* _GOAL OF THE EXERCISE_:
Reproduce the listing below exactly, beginning with its first line and ending with the line that holds "const siteText = 'www.pc-j9-games.com';"; pictures are not part of the copy.
+ + +
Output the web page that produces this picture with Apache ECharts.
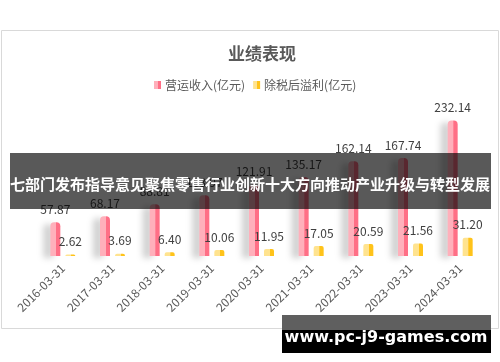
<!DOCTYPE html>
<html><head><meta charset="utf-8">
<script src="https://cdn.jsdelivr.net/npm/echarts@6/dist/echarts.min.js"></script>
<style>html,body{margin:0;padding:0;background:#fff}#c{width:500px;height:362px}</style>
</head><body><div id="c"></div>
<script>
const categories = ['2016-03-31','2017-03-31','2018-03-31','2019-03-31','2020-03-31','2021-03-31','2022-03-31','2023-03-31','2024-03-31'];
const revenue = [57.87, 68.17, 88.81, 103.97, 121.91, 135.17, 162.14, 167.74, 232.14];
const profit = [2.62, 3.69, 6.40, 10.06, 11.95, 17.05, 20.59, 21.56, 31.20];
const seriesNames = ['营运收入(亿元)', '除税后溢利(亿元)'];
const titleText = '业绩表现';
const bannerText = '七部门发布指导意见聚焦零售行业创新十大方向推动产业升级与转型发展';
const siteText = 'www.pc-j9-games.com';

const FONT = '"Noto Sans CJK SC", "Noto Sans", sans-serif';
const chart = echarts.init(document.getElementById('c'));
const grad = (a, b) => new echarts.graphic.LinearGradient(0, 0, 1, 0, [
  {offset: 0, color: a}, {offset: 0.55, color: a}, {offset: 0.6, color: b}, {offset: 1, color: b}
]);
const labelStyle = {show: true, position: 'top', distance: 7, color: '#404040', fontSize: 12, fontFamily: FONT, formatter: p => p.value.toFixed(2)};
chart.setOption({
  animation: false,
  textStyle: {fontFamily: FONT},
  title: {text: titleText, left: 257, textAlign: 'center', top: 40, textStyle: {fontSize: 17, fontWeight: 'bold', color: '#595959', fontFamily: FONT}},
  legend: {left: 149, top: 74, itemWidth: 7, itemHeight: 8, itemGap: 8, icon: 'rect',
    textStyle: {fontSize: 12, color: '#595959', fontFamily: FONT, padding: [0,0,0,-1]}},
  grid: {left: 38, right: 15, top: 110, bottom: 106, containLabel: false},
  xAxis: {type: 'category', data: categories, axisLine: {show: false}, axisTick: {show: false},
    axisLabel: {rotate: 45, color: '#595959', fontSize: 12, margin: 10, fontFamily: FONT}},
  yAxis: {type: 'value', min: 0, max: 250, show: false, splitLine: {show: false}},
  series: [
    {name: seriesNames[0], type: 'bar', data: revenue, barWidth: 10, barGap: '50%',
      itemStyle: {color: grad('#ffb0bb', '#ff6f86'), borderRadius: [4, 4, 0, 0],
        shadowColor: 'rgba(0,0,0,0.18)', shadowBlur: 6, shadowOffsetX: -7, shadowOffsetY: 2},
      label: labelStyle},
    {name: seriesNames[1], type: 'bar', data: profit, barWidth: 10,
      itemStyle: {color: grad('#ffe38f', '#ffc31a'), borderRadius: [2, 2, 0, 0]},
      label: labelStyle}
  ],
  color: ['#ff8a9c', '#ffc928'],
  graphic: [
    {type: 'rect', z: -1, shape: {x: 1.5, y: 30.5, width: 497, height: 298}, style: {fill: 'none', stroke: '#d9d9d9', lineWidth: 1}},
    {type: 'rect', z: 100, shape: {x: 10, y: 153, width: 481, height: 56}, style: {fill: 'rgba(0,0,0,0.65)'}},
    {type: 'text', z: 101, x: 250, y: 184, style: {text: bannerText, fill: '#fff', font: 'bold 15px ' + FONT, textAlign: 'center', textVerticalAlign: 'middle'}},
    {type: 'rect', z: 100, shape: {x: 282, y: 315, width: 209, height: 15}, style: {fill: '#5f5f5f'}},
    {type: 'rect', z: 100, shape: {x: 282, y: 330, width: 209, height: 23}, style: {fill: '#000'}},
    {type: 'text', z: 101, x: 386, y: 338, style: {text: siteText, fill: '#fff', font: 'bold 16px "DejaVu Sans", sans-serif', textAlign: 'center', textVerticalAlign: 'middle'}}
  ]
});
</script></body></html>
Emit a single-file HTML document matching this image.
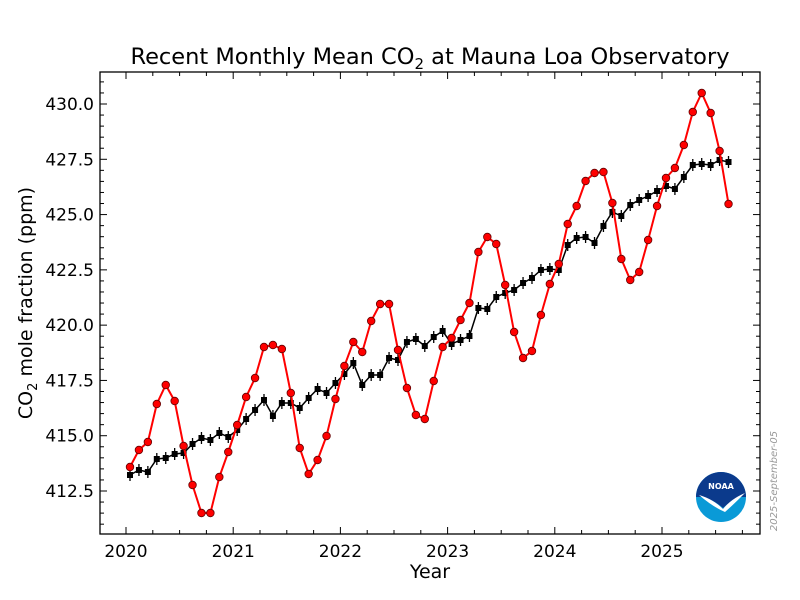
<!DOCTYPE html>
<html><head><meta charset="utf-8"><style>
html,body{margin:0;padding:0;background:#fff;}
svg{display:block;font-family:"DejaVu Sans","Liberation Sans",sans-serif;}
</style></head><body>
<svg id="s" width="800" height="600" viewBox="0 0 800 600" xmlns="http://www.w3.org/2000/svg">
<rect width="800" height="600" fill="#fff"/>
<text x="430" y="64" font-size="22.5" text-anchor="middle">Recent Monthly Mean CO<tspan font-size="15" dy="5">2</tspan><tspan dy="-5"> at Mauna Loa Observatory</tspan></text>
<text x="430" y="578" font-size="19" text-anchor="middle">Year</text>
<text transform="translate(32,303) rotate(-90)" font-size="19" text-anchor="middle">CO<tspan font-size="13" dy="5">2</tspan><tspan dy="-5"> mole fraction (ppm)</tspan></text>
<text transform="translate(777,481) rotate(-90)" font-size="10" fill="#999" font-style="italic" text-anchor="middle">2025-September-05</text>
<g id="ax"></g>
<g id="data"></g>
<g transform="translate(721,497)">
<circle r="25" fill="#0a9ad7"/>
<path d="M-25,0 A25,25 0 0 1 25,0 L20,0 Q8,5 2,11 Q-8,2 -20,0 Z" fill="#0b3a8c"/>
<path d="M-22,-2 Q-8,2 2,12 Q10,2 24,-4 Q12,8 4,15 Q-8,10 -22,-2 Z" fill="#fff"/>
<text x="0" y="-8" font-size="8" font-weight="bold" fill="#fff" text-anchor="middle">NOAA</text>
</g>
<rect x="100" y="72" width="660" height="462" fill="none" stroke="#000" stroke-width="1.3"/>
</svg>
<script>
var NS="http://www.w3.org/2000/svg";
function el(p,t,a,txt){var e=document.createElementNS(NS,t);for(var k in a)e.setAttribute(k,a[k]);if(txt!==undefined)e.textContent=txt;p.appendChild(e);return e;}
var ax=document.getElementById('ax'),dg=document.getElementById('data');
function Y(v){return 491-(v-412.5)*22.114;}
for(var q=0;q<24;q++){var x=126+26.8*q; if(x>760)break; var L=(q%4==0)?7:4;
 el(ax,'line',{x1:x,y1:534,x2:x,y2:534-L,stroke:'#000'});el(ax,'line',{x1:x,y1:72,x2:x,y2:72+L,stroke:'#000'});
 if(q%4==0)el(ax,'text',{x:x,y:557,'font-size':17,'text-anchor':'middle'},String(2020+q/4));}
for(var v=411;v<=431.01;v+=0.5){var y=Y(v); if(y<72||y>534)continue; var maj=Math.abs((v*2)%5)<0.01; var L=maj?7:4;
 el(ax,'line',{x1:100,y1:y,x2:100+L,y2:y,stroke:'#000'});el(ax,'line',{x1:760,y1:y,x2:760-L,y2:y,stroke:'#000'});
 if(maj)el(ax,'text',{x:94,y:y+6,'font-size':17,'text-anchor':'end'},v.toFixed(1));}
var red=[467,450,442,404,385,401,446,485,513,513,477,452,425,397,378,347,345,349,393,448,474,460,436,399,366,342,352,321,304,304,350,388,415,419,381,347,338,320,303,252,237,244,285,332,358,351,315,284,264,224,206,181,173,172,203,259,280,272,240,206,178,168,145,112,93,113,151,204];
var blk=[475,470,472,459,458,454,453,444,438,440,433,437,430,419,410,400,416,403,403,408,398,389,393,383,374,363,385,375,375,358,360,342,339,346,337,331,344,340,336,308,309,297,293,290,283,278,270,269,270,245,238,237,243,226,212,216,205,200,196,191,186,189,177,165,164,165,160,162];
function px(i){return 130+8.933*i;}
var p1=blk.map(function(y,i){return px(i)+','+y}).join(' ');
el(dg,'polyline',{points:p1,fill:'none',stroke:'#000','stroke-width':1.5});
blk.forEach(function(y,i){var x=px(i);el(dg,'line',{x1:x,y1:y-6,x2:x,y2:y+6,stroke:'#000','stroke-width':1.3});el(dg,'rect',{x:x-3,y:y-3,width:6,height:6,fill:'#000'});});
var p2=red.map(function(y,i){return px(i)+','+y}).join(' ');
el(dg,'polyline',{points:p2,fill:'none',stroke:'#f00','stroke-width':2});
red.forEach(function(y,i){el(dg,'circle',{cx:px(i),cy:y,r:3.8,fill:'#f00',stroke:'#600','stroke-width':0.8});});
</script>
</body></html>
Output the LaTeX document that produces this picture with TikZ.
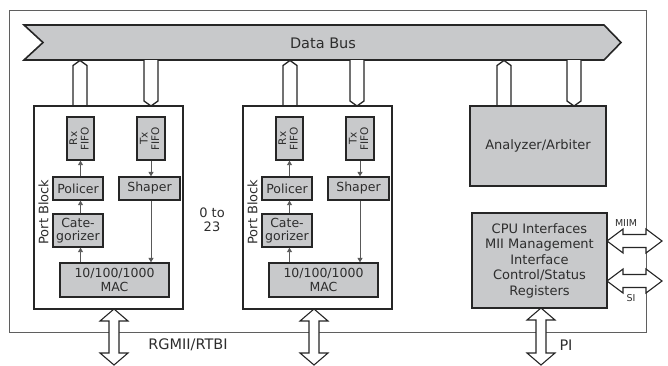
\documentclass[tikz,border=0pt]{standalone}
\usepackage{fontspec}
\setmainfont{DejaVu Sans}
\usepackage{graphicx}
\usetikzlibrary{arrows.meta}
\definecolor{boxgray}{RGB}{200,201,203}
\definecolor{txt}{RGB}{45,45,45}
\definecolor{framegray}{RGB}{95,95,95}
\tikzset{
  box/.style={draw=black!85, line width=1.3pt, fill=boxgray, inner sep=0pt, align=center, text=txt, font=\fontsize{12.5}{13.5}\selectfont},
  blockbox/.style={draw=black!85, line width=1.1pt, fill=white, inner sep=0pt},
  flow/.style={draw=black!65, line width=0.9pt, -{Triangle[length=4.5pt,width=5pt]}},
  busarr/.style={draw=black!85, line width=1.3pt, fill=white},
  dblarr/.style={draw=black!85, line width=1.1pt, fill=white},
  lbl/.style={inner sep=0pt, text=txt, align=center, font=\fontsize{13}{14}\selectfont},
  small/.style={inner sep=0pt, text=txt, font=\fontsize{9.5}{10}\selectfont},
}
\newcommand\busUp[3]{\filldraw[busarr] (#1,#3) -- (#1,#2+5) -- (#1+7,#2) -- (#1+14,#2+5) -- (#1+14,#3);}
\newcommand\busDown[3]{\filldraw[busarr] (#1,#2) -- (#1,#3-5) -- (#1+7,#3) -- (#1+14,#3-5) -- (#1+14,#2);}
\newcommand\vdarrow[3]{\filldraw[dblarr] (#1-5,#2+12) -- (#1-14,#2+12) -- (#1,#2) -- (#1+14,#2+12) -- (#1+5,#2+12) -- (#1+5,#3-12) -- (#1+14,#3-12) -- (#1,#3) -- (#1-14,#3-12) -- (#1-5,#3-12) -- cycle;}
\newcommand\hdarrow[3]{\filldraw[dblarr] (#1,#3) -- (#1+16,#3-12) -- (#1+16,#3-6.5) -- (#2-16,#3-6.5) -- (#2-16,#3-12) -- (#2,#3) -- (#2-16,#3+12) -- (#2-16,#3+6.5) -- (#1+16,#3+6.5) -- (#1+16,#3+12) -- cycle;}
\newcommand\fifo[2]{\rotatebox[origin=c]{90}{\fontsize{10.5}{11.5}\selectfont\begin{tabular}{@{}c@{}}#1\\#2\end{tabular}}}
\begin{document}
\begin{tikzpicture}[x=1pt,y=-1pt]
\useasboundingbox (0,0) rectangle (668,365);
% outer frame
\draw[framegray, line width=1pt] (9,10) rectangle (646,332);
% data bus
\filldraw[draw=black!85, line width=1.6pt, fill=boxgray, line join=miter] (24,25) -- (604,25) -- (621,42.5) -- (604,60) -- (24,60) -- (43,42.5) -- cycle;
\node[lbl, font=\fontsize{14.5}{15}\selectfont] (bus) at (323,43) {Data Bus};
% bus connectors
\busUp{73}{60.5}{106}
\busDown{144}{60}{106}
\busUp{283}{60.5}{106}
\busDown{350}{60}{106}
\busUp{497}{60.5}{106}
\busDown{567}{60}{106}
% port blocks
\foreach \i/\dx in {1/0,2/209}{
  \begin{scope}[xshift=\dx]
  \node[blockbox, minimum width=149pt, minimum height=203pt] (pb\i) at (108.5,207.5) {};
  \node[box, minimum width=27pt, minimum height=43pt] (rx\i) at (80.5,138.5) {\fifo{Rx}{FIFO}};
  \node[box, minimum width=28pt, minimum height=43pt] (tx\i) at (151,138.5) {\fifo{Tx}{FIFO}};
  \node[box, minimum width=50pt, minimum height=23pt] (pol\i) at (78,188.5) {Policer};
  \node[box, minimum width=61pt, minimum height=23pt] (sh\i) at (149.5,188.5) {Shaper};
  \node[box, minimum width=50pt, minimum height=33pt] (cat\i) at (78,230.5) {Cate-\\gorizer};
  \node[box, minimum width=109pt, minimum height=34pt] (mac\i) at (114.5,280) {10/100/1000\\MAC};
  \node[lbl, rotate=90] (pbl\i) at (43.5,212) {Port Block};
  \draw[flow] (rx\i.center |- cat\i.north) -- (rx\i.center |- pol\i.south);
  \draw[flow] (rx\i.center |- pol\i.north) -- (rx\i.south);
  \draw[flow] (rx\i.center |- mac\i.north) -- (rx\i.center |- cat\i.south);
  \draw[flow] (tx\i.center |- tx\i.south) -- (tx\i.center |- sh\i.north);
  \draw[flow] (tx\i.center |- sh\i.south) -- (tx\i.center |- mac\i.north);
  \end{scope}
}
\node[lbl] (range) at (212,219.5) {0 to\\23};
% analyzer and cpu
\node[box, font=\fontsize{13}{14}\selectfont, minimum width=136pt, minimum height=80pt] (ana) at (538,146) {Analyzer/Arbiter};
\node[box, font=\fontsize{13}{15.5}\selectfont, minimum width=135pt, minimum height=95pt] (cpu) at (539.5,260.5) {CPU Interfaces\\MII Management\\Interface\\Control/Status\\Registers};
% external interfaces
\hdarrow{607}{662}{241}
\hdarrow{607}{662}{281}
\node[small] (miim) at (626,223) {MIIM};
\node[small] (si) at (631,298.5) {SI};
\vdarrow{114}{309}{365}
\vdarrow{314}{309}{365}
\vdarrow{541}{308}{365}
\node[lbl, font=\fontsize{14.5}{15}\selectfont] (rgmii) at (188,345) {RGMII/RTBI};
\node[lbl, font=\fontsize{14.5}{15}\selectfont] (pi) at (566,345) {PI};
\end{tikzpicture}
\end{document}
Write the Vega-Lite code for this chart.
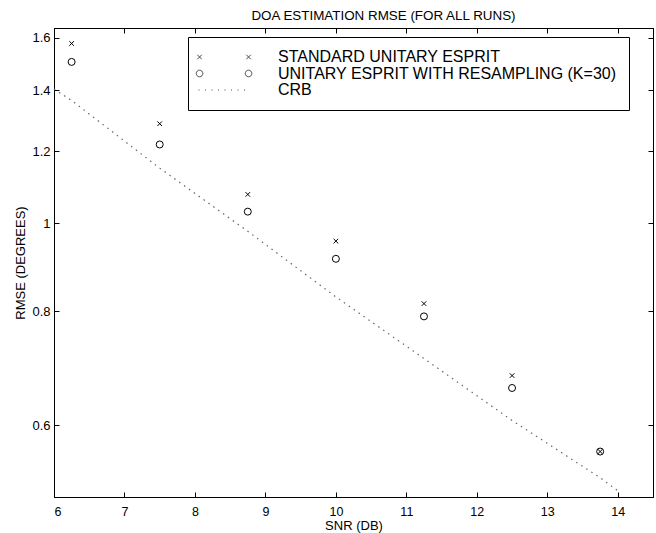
+ + +
* _RESPONSE TO THE EXERCISE_:
Output the web page that produces this picture with Apache ECharts.
<!DOCTYPE html>
<html><head><meta charset="utf-8">
<script src="https://cdn.jsdelivr.net/npm/echarts@6/dist/echarts.min.js"></script>
<style>html,body{margin:0;padding:0;background:#fff}#c{width:500px;height:362px}</style>
</head><body><div id="c"></div>
<script>
const categories = ['2016-03-31','2017-03-31','2018-03-31','2019-03-31','2020-03-31','2021-03-31','2022-03-31','2023-03-31','2024-03-31'];
const revenue = [57.87, 68.17, 88.81, 103.97, 121.91, 135.17, 162.14, 167.74, 232.14];
const profit = [2.62, 3.69, 6.40, 10.06, 11.95, 17.05, 20.59, 21.56, 31.20];
const seriesNames = ['营运收入(亿元)', '除税后溢利(亿元)'];
const titleText = '业绩表现';
const bannerText = '七部门发布指导意见聚焦零售行业创新十大方向推动产业升级与转型发展';
const siteText = 'www.pc-j9-games.com';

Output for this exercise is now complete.